The traditional network security approach to verify the transmitted information is to append signatures or authentication tags to each message that is exchanged using V2V wireless communications, and use only those messages to generate alerts whose signature or authentication tag is verified to be valid. While this approach can ensure the authenticity of the information that V2V safety applications act upon, it leaves open the issue of how a vehicle is expected to authenticate and process messages given its limited computational resources.
In contrast to workstation computer systems or notebook computers which are computationally capable and have large storage capabilities, automotive computing platforms are commonly equipped with limited computational and storage capabilities. These limited computational and storage resources need to be allocated to messages in accordance with their urgency. Current approaches used in vehicles that include first-in first-out fail to appreciate the urgency of the data being authenticated. Other approaches such as assigning deadlines to messages or demanding verification of specific messages, may lead to improvement in performance, but it is not clear whether the assigned deadlines or the requested verifications are feasible. These approaches may lead to exploitation by attackers crafting bogus messages that would attract urgent deadlines.

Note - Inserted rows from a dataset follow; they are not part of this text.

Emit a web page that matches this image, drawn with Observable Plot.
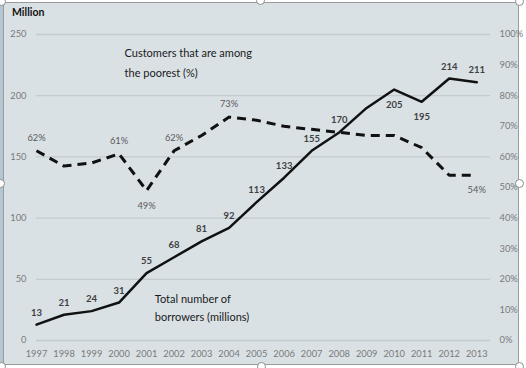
<!DOCTYPE html>
<html>
<head>
<meta charset="utf-8">
<script src="https://cdn.jsdelivr.net/npm/d3@7"></script>
<script src="https://cdn.jsdelivr.net/npm/@observablehq/plot@0.6"></script>
<style>
  html, body { margin: 0; padding: 0; background: #ffffff; }
  #wrap { position: relative; width: 526px; height: 368px; overflow: hidden; font-family: Lato, "Open Sans", sans-serif; }
  #bg { position: absolute; left: 3px; top: 2px; width: 516px; height: 363px; background: #d9e1e5; border: 1px solid #9a9a9a; box-sizing: border-box; }
  #strip { position: absolute; left: 0; top: 0; width: 3px; height: 368px; background: #b4c6d3; }
  #title { position: absolute; left: 12px; top: 6px; font-size: 10.5px; font-weight: bold; color: #111; }
  #chart { position: absolute; left: 0; top: 0; }
  .h { position: absolute; width: 9px; height: 9px; border-radius: 50%; background: #fff; border: 1px solid #8c8c8c; box-sizing: border-box; }
</style>
</head>
<body>
<div id="wrap">
  <div id="strip"></div>
  <div id="bg"></div>
  <div id="chart"></div>
  <div id="title">Million</div>
  <div class="h" style="left:-3px;top:-3px"></div>
  <div class="h" style="left:256px;top:-4px"></div>
  <div class="h" style="left:515px;top:-3px"></div>
  <div class="h" style="left:-4px;top:179px"></div>
  <div class="h" style="left:515px;top:179px"></div>
  <div class="h" style="left:-3px;top:362px"></div>
  <div class="h" style="left:257px;top:362px"></div>
  <div class="h" style="left:515px;top:362px"></div>
</div>
<script>
const years = [1997,1998,1999,2000,2001,2002,2003,2004,2005,2006,2007,2008,2009,2010,2011,2012,2013];
const borrowers = [13,21,24,31,55,68,81,92,113,133,155,170,190,205,195,214,211];
const poorestPct = [62,57,58,61,49,62,67,73,72,70,69,68,67,67,63,54,54];
const borrowerLabelYears = [1997,1998,1999,2000,2001,2002,2003,2004,2005,2006,2007,2008,2010,2011,2012,2013];
const borrowerLabelsBelow = [2010,2011];
const pctLabelYears = [1997,2000,2001,2002,2004,2013];
const pctLabelsBelow = [2001,2013];
const leftTicks = [0,50,100,150,200,250];
const rightTicks = [0,10,20,30,40,50,60,70,80,90,100];

const data = years.map((y,i) => ({year: y, b: borrowers[i], p: poorestPct[i], pY: poorestPct[i]*2.5}));
const bAbove = data.filter(d => borrowerLabelYears.includes(d.year) && !borrowerLabelsBelow.includes(d.year));
const bBelow = data.filter(d => borrowerLabelYears.includes(d.year) && borrowerLabelsBelow.includes(d.year));
const pAbove = data.filter(d => pctLabelYears.includes(d.year) && !pctLabelsBelow.includes(d.year));
const pBelow = data.filter(d => pctLabelYears.includes(d.year) && pctLabelsBelow.includes(d.year));

const font = "Lato, 'Open Sans', sans-serif";
const gray = "#7a7a7a";

const chart = Plot.plot({
  width: 526,
  height: 368,
  marginLeft: 36,
  marginRight: 36,
  marginTop: 34,
  marginBottom: 28,
  style: {background: "transparent", fontFamily: font, fontSize: "9px"},
  x: {domain: [1997, 2013.5], axis: null},
  y: {domain: [0, 250], axis: null},
  marks: [
    Plot.gridY(leftTicks, {stroke: "#c3cbd0", strokeOpacity: 1, strokeWidth: 1.3}),
    Plot.axisY(leftTicks, {anchor: "left", tickSize: 0, tickPadding: 10, fill: gray, fontSize: 9.3, label: null}),
    Plot.axisY(rightTicks.map(v => v*2.5), {anchor: "right", tickSize: 0, tickPadding: 9, fill: gray, fontSize: 9.3, label: null, tickFormat: d => (d/2.5) + "%"}),
    Plot.axisX(years, {anchor: "bottom", tickSize: 0, tickPadding: 10, fill: gray, fontSize: 9.3, label: null, tickFormat: d => String(d)}),
    Plot.line(data, {x: "year", y: "pY", stroke: "#111", strokeWidth: 3, strokeDasharray: "9,6", strokeLinecap: "butt"}),
    Plot.line(data, {x: "year", y: "b", stroke: "#111", strokeWidth: 2.5}),
    Plot.text(bAbove, {x: "year", y: "b", text: d => String(d.b), dy: -12, fontWeight: "bold", fill: "#3f3f3f", fontSize: 9.5}),
    Plot.text(bBelow, {x: "year", y: "b", text: d => String(d.b), dy: 15, fontWeight: "bold", fill: "#3f3f3f", fontSize: 9.5}),
    Plot.text(pAbove, {x: "year", y: "pY", text: d => d.p + "%", dy: -13, fill: "#595959", fontSize: 9.3}),
    Plot.text(pBelow, {x: "year", y: "pY", text: d => d.p + "%", dy: 15, fill: "#595959", fontSize: 9.3}),
    Plot.text(["Customers that are among\nthe poorest (%)"], {x: 2000.2, y: 243, text: d => d, textAnchor: "start", lineAnchor: "top", lineHeight: 1.8, fontSize: 11, fill: "#1a1a1a"}),
    Plot.text(["Total number of\nborrowers (millions)"], {x: 2001.3, y: 41.5, text: d => d, textAnchor: "start", lineAnchor: "top", lineHeight: 1.65, fontSize: 11, fill: "#1a1a1a"})
  ]
});
document.getElementById("chart").appendChild(chart);
</script>
</body>
</html>
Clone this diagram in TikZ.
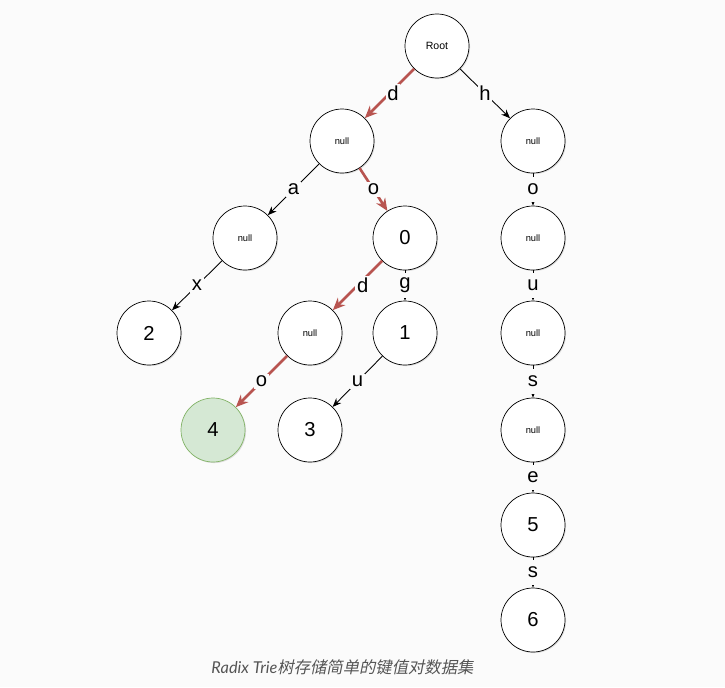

Given a vehicle with a limited amount of computational resources, a vehicle may not be able to track all the vehicles from which it receives messages with equally high accuracy. The processing strategies and the security layer need to work with the limited amount of storage and computational capability that is available. Secondly, with respect to neighboring vehicles, it may be necessary to assign them priorities based on their relative impact on the host vehicle. Further, vehicles and the communication network within a V2V communication system are resource limited as the communication network typically has a limited bandwidth. Therefore, processing strategies and the security layer need to be sensitive to the availability or lack of information from respective sending vehicles. Lastly, the processing strategy and security layer need to be resilient to computational Denial-of-Service (DoS) attacks whereby its resources may be overwhelmed by processing bogus packets.